_Exercise goal_
Find every line with the word "Output". Copy those lines.

_Material provided_
***

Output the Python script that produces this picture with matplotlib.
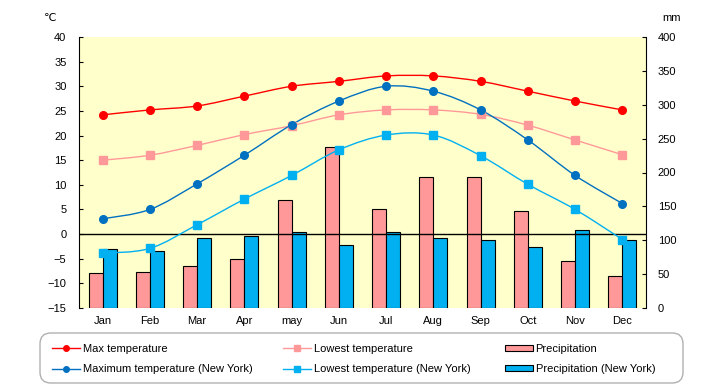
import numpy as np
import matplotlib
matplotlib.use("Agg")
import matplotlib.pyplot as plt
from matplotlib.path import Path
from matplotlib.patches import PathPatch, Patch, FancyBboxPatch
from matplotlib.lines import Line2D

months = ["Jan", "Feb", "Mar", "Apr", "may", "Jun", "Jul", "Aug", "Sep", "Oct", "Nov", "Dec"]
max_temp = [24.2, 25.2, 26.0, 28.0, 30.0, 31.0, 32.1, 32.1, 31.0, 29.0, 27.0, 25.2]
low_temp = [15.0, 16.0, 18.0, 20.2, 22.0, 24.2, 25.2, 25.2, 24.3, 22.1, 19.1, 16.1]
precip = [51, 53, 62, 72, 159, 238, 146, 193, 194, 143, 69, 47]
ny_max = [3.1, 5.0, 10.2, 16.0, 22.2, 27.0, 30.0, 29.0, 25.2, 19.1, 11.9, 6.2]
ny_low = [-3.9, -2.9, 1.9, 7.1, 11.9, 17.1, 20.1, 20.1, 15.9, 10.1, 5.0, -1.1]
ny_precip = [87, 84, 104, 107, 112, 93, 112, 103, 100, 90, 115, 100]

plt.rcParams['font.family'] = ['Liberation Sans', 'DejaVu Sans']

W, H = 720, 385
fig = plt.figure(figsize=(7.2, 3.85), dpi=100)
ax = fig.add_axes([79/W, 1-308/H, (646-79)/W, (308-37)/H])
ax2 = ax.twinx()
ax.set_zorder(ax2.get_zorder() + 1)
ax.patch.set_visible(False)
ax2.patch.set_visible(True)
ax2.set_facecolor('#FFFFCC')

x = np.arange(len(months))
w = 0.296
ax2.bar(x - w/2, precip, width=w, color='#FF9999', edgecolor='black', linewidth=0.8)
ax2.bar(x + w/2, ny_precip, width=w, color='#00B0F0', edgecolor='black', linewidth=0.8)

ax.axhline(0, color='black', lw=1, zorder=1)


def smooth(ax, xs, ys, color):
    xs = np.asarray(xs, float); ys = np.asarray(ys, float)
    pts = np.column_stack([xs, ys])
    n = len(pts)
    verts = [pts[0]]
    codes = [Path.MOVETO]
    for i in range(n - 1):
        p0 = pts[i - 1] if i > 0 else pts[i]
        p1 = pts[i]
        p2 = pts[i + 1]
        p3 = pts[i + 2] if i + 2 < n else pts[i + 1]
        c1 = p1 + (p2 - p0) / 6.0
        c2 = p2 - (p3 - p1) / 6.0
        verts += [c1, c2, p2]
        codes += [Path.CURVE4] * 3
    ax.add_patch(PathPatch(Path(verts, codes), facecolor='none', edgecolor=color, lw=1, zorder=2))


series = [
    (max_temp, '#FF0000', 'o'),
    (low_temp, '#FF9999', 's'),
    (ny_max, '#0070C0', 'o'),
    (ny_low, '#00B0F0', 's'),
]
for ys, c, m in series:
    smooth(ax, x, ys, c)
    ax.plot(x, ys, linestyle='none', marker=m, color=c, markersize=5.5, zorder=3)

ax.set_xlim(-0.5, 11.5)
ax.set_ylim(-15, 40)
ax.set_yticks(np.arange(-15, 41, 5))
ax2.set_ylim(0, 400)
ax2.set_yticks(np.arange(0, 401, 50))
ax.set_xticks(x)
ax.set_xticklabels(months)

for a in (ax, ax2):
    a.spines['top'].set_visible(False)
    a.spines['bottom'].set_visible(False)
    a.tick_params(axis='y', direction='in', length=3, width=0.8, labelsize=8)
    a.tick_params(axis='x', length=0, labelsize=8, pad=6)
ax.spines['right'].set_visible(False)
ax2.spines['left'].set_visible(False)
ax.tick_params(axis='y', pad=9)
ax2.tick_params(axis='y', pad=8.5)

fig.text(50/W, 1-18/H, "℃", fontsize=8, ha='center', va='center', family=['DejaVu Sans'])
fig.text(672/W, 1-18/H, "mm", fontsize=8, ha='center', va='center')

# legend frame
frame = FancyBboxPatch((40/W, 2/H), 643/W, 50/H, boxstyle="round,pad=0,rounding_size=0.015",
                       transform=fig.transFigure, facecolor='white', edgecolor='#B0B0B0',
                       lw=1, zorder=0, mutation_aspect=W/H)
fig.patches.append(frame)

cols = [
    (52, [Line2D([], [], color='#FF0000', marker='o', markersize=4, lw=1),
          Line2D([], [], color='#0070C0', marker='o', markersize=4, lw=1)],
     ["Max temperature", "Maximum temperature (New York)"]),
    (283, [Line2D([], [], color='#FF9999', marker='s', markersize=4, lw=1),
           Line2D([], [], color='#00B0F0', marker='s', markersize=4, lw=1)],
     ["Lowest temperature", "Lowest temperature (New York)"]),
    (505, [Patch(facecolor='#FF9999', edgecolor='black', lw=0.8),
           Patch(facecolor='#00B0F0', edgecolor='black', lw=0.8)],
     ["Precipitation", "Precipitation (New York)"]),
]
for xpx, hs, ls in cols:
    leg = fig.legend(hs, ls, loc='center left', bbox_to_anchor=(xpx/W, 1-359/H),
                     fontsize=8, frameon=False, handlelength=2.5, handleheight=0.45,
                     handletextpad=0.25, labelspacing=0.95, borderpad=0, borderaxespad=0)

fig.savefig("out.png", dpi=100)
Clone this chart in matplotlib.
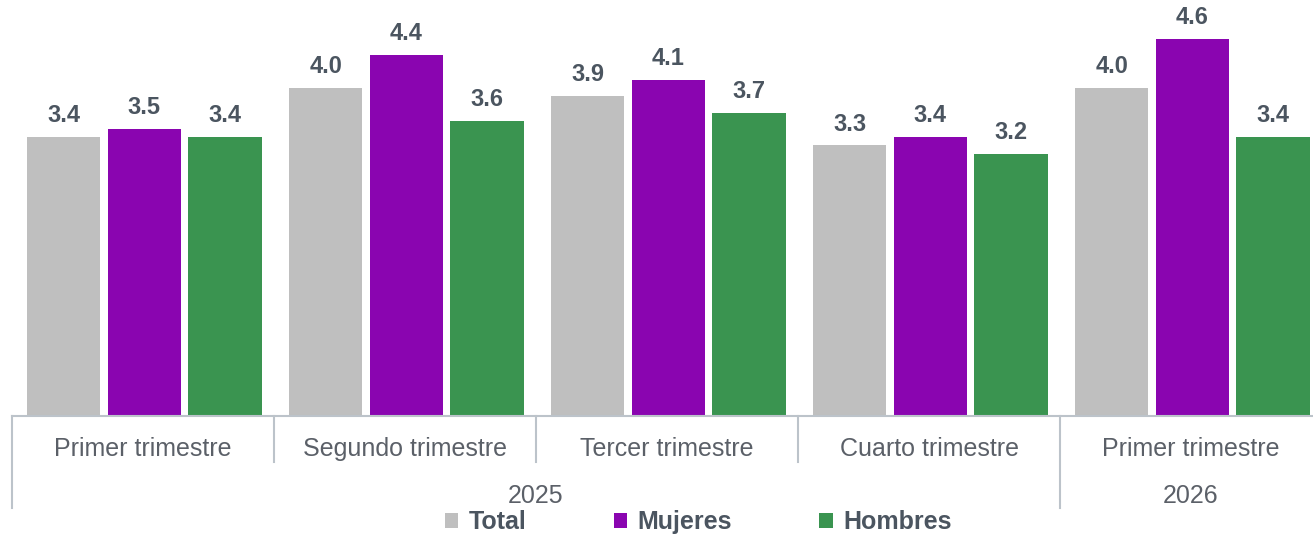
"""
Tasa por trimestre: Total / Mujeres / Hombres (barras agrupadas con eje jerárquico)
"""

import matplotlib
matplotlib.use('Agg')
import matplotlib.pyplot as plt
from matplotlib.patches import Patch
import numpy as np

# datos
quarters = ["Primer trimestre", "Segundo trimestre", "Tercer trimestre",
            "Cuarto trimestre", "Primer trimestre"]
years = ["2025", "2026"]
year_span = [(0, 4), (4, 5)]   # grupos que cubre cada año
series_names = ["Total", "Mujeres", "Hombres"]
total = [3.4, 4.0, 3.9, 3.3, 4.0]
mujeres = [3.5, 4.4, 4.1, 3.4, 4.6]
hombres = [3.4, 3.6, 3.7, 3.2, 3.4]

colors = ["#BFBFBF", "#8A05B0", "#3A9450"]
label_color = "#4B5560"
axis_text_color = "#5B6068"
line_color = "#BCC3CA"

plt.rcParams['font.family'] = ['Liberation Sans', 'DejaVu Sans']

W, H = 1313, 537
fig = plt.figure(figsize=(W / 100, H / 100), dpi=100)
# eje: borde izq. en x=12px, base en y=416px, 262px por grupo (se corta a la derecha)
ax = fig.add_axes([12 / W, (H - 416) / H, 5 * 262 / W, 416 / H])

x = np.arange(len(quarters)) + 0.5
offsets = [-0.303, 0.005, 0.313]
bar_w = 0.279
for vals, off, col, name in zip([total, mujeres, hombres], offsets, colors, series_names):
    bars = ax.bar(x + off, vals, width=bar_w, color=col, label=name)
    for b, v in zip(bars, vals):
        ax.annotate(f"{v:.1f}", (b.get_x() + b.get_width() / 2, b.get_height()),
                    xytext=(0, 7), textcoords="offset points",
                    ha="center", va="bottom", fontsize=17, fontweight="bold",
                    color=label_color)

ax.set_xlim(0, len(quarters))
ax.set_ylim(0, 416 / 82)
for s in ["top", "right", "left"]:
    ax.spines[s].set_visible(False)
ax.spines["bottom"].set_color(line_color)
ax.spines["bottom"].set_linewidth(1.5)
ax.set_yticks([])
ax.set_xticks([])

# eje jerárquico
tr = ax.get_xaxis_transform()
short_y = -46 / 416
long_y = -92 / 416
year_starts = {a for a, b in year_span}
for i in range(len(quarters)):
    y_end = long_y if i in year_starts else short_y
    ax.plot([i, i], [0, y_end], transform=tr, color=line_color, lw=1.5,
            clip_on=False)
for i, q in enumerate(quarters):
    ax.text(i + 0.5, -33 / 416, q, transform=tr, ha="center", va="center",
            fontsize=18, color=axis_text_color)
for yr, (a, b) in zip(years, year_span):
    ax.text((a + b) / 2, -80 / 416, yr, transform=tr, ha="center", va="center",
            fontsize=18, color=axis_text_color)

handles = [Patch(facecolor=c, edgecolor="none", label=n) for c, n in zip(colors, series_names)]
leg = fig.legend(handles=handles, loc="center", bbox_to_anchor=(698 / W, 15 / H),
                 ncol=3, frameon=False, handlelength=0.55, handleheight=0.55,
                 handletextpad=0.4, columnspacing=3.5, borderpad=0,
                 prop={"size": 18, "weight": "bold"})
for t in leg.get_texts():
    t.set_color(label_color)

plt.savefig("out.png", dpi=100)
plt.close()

***

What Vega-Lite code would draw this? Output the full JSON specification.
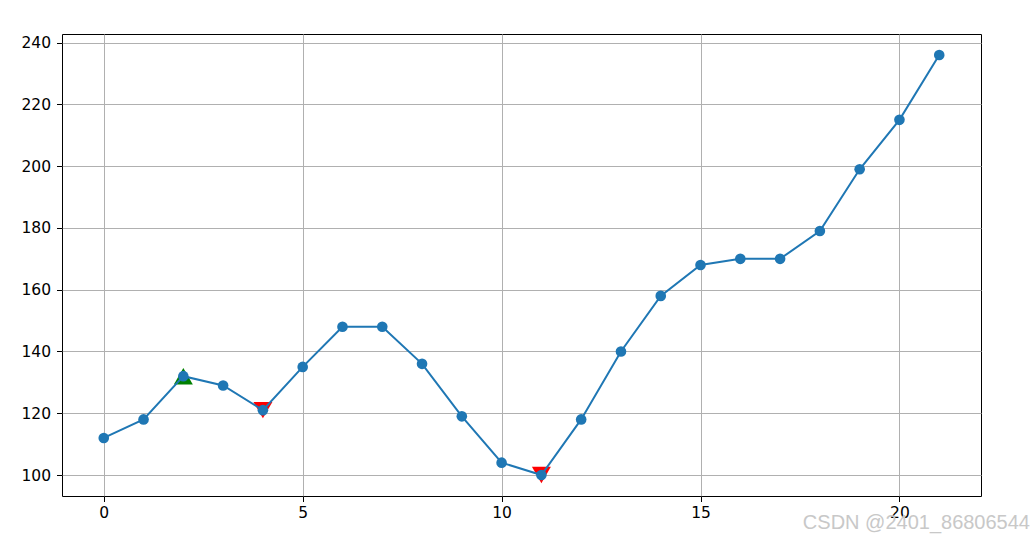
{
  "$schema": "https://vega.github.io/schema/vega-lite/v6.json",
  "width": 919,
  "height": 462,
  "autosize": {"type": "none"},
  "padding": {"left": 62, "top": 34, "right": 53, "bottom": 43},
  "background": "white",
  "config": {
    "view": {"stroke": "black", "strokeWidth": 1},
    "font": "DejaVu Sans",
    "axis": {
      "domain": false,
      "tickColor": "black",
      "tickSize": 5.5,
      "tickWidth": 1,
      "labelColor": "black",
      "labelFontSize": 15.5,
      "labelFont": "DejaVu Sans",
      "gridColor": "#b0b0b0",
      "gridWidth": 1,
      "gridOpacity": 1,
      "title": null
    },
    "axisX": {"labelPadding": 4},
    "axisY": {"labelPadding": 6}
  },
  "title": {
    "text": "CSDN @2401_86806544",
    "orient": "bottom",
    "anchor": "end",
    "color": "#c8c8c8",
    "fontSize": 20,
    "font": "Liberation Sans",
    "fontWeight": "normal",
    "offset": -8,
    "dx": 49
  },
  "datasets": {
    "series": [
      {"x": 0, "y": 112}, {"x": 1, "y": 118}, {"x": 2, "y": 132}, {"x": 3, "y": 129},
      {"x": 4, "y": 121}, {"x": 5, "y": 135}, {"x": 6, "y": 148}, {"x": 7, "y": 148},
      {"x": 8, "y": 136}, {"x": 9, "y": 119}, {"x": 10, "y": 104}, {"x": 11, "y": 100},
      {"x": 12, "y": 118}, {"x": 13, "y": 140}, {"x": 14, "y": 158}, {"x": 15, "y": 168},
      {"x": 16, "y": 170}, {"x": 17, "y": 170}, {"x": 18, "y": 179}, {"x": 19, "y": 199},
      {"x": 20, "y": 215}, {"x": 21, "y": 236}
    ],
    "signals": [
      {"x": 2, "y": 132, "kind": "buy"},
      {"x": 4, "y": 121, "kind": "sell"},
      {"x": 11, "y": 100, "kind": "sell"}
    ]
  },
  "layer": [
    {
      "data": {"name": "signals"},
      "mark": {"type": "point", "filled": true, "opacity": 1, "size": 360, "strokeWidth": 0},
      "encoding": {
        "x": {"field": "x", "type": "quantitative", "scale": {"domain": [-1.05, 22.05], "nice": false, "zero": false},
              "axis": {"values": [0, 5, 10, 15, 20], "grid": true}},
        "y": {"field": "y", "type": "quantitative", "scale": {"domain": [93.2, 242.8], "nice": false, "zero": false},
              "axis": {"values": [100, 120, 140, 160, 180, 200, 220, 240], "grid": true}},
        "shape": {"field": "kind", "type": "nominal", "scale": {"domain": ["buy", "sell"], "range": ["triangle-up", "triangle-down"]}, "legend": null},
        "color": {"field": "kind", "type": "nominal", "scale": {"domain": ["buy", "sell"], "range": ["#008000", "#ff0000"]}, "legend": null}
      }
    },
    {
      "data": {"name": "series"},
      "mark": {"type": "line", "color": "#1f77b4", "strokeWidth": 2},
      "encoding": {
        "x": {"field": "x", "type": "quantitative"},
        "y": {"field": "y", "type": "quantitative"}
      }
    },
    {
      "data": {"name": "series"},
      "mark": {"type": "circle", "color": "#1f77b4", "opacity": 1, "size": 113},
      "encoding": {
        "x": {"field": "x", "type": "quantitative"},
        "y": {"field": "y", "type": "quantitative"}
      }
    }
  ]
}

***

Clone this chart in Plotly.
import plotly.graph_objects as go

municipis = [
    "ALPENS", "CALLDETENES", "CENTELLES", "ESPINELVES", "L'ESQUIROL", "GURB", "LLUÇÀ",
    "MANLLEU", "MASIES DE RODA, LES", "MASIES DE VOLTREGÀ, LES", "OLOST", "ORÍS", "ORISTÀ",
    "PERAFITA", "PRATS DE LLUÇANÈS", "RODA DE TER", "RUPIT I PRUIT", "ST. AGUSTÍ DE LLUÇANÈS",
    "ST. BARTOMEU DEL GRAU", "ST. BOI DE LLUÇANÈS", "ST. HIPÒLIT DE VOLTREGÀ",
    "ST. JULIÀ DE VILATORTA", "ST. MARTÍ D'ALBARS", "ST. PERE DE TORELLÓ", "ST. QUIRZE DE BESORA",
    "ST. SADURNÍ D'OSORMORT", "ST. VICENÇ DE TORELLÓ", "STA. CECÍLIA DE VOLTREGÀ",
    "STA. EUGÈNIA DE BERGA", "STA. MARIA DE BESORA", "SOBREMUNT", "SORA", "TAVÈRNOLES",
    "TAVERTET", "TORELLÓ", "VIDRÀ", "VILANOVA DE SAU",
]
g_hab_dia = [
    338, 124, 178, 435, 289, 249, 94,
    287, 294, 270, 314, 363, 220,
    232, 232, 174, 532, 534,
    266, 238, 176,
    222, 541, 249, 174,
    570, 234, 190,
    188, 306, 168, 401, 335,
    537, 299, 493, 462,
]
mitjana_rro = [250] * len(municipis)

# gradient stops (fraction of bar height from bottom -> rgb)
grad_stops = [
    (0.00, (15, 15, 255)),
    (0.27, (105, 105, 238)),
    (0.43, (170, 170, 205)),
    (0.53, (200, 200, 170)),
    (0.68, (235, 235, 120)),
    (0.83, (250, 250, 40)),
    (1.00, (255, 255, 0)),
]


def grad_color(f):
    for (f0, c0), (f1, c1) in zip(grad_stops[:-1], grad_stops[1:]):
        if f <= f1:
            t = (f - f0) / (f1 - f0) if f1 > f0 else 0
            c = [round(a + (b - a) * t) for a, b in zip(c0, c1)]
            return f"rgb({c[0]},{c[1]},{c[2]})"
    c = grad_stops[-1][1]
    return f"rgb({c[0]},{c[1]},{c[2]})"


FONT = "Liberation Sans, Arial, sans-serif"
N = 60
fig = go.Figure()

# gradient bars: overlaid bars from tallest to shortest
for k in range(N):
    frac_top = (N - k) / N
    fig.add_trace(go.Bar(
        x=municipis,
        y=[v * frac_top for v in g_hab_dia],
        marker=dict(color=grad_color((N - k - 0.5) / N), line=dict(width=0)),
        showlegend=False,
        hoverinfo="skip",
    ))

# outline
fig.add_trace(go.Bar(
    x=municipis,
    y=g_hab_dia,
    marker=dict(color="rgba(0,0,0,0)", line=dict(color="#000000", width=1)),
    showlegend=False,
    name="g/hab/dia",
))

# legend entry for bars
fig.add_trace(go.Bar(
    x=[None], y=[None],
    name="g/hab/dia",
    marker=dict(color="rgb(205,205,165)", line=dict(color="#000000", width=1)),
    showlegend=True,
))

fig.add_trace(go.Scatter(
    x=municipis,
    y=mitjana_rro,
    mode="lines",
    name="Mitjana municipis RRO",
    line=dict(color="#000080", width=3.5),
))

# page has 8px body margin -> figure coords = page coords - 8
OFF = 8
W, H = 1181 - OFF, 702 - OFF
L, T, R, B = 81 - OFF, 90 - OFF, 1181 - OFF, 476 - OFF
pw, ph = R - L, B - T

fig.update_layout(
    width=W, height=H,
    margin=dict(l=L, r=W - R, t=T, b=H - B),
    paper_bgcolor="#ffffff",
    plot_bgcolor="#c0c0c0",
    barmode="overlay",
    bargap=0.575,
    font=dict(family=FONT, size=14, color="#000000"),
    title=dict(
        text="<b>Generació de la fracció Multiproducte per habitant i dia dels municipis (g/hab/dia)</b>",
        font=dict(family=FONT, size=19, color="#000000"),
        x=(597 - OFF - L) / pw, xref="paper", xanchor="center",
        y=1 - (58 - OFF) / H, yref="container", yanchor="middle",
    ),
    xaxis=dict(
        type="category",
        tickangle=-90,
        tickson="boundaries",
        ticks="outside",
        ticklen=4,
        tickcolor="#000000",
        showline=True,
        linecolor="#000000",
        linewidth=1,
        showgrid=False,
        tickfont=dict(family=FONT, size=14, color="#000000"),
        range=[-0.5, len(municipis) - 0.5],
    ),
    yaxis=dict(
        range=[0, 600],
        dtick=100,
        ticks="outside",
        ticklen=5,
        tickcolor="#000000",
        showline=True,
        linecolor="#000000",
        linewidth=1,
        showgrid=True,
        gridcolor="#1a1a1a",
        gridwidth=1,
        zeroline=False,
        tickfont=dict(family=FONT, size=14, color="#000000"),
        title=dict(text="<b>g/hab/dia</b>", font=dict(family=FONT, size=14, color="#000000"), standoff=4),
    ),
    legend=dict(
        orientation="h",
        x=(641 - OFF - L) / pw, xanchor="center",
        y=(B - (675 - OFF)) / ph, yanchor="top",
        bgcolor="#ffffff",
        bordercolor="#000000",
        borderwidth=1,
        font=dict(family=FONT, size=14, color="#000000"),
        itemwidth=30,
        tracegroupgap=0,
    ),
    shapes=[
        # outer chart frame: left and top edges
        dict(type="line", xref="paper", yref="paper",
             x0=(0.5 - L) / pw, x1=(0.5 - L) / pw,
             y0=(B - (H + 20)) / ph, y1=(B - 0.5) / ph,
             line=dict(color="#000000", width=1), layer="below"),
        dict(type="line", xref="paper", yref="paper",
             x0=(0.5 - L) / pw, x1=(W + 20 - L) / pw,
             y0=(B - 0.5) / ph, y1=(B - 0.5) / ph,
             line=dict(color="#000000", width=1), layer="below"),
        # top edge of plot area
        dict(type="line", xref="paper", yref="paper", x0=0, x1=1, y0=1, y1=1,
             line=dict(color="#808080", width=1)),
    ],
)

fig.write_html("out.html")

***

_Response to this task_
Output the Python script that produces this picture with matplotlib.
What Vega-Lite code would draw this? Output the full JSON specification.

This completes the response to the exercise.